In long duration Cardio thoracic and vascular surgeries, Perfusionist and Surgeons induce either TCA or DHCA to prevent ischemic damage and to maintain myocardial protection, among them Which is better and what is the major difference between them?
El paro circulatorio total (TCA) se lleva a cabo en la reparación del arco aórtico y en las cirugías de la Aorta Ascendente. El TCA puede ser un paro circulatorio con hipotermia sistémica profunda (PCHSP), sin embargo, debido al daño neurológico permanente que está técnica produce si se extiende más de 45 minutos y a la mortalidad que ocasiona si se prolongaba por más de 65 minutos. El límite de tiempo “seguro” para la PCHSP es de 30 minutos. En la actualidad, se realiza un paro circulatorio con hipotermia sistémica moderada, en aquellas intervenciones de resección completa de la aorta ascendente, o del arco aórtico, pero que no requieran periodos de paro circulatorios prolongados, ya múltiples estudios abalan que el tejido cerebral está bien perfundido en hipotermia moderada, lo que que acorta el recalentamiento progresivo del paciente y por ende los tiempos de Circulación Extracorpórea, así como la morbi-mortalidad de los pacientes expuestos a estas cirugías.

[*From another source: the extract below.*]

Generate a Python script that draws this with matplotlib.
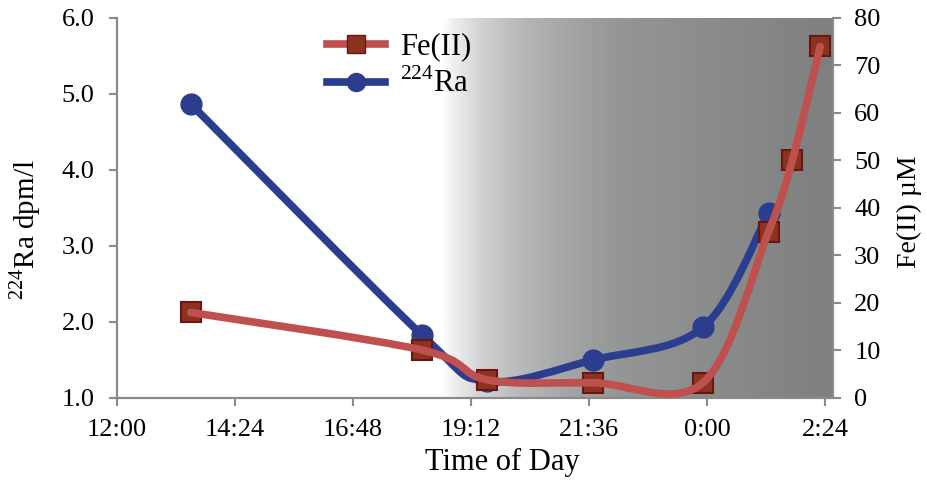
import numpy as np
import matplotlib
matplotlib.use("Agg")
import matplotlib.pyplot as plt
from matplotlib.path import Path
from matplotlib.patches import PathPatch
from matplotlib.lines import Line2D
from matplotlib.colors import LinearSegmentedColormap

plt.rcParams['font.family'] = ['Liberation Serif', 'DejaVu Serif']
plt.rcParams['mathtext.fontset'] = 'custom'
plt.rcParams['mathtext.rm'] = 'Liberation Serif'

# sample times (clock time, crossing midnight)
ra_times = ["13:30", "18:12", "19:32", "21:41", "23:55", "1:15"]
ra_vals = [4.87, 1.83, 1.22, 1.50, 1.93, 3.43]

fe_times = ["13:30", "18:12", "19:32", "21:41", "23:55", "1:15", "1:44", "2:18"]
fe_vals = [18.0, 10.1, 3.8, 3.2, 3.2, 35.0, 50.0, 74.0]

xtick_labels = ["12:00", "14:24", "16:48", "19:12", "21:36", "0:00", "2:24"]
dark_start = "18:35"


def to_day(s):
    h, m = s.split(":")
    d = (int(h) + int(m) / 60.0) / 24.0
    if d < 0.5:
        d += 1.0
    return d


def smooth_path(x, y):
    # Excel-style smoothed line: Catmull-Rom segments as cubic Beziers
    p = np.column_stack([x, y])
    n = len(p)
    verts = [p[0]]
    codes = [Path.MOVETO]
    for i in range(n - 1):
        p0 = p[i - 1] if i > 0 else p[i]
        p3 = p[i + 2] if i + 2 < n else p[i + 1]
        c1 = p[i] + (p[i + 1] - p0) / 6.0
        c2 = p[i + 1] - (p3 - p[i]) / 6.0
        verts += [c1, c2, p[i + 1]]
        codes += [Path.CURVE4] * 3
    return Path(verts, codes)


ra_x = [to_day(t) for t in ra_times]
fe_x = [to_day(t) for t in fe_times]
xticks = [to_day(t) for t in xtick_labels]

red = '#c0504d'
blue = '#2b3d8f'
sq_face = '#8a3420'
sq_edge = '#6a1510'
grey = '#8a8a8a'

fig = plt.figure(figsize=(9.28, 4.8), dpi=100)
ax = fig.add_axes([0.126, 0.171, 0.772, 0.7915])
ax2 = ax.twinx()

xmin, xmax = 0.5, 1.107
ax.set_xlim(xmin, xmax)
ax.set_ylim(1.0, 6.0)
ax2.set_ylim(0, 80)

# night shading
cmap = LinearSegmentedColormap.from_list('night', [
    (0.0, '#ffffff'), (0.03, '#eef0ef'), (0.10, '#d0d3d2'), (0.20, '#b6b9b8'),
    (0.33, '#a2a5a4'), (0.46, '#939695'), (1.0, '#7e807f')])
grad = np.linspace(0, 1, 400).reshape(1, -1)
ax.imshow(grad, cmap=cmap, aspect='auto', extent=[to_day(dark_start), xmax, 1.0, 6.0],
          zorder=0, interpolation='bilinear')

# Ra on left axis
ax.add_patch(PathPatch(smooth_path(ra_x, ra_vals), facecolor='none', edgecolor=blue,
                       lw=5.5, capstyle='round', zorder=2))
ax.plot(ra_x, ra_vals, ls='none', marker='o', ms=15, color=blue, zorder=3)

# Fe(II) on right axis
ax2.add_patch(PathPatch(smooth_path(fe_x, fe_vals), facecolor='none', edgecolor=red,
                        lw=5.5, capstyle='round', zorder=3))
ax2.plot(fe_x, fe_vals, ls='none', marker='s', ms=15, mfc=sq_face, mec=sq_edge, mew=1.5, zorder=2)

ax.set_xticks(xticks)
ax.set_xticklabels(xtick_labels)
ax.set_yticks(np.arange(1, 6.5, 1.0))
ax.set_yticklabels(["%.1f" % v for v in np.arange(1, 6.5, 1.0)])
ax2.set_yticks(np.arange(0, 81, 10))

for a in (ax, ax2):
    a.spines['top'].set_visible(False)
    for s in ('left', 'right', 'bottom'):
        a.spines[s].set_color(grey)
        a.spines[s].set_linewidth(1.5)
    a.tick_params(axis='both', colors=grey, labelcolor='black', labelsize=19,
                  length=6, width=1.5, direction='out')
ax.tick_params(axis='x', pad=9)
ax2.tick_params(axis='y', pad=9)
ax.tick_params(axis='y', pad=10)

# axis titles
fig.text(502 / 928, 1 - 462 / 480, "Time of Day", fontsize=22, ha='center', va='center')
fig.text(25 / 928, 1 - 230 / 480, r"$^{224}$Ra dpm/l", fontsize=21, rotation=90,
         ha='center', va='center')
fig.text(909 / 928, 1 - 212 / 480, u"Fe(II) \u00b5M", fontsize=20, rotation=90,
         ha='center', va='center')

handles = [
    Line2D([], [], color=red, lw=5.5, marker='s', ms=13, mfc=sq_face, mec=sq_edge),
    Line2D([], [], color=blue, lw=5.5, marker='o', ms=13),
]
ax2.legend(handles, ["Fe(II)", r"$^{224}$Ra"], loc='upper left', bbox_to_anchor=(0.255, 1.035),
           frameon=False, fontsize=22, handlelength=1.9, labelspacing=0.25, handletextpad=0.5)

fig.savefig("out.png", dpi=100)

In my humbled opinion deep hypothermic circulatory arrest (DHCA), total circulatory arrest (TCA), profound hypothermic circulatory arrest (PHCA), all are different names for the same procedure and techniques used for bloodless field in ( cardiac surgery) e.g great vessels, intracardiac and congenital and in other procedures and in sever trauma, some complicated cancer surgery and in resent research work, One of the anticipated medical uses of long circulatory arrest times, or so-called clinical suspended animation, is treatment of traumatic injury. In 1984 CPR pioneer Peter Safar and U.S. Army surgeon Ronald Bellamy proposed suspended animation by hypothermic circulatory arrest/ DHCA as a way of saving people who had exsanguinated from traumatic injuries to the trunk of the body. Exsanguination is blood loss severe enough to cause death. Until the 1980s, it had been thought impossible to resuscitate people whose heart stopped because of blood loss, resulting in these people being declared dead when cardiac resuscitation failed. Traditional treatments such as CPR and fluid replacement or blood transfusion are not effective when cardiac arrest has already occurred and bleeding remains uncontrolled. Safar and Bellamy proposed flushing cold solution through blood vessels of patients with deadly bleeding, and leaving them in a state of cold circulatory arrest with the heart stopped until the cause of bleeding could be surgically repaired to allow later resuscitation. In preclinical studies at the University of Pittsburgh during the 1990s, the process was called deep hypothermia for preservation and resuscitation, and then suspended animation for delayed resuscitation.
The process of cooling people with fatal bleeding for surgical repair and later resuscitation was finally called Emergency Preservation and Resuscitation for Cardiac Arrest from Trauma (EPR-CAT), or EPR.It is presently undergoing human clinical trials. In the trials, patients who experience clinical death for less than five minutes duration from blood loss are being cooled from normal body temperature of 37 °C to less than 10 °C by pumping a large quantity of ice-cold saline into the largest blood vessel of the body (aorta). By remaining in circulatory arrest at temperatures below 10 °C (50 °F), it is believed that surgeons have one to two hours to fix injuries before circulation must be restarted. Surgeons involved with this research have said that EPR changes the definition of death for victims of this type of trauma. So in short this is a technique evolved in early 1950s and the name is modified and changed finally associated with cerebral perfusion to reduce its complication and to gain extra timing without brain insult. as i mentioned above the different names e.g EPR-CAT is for the same technique of hypothermia using the same principles but different definition of the procedure.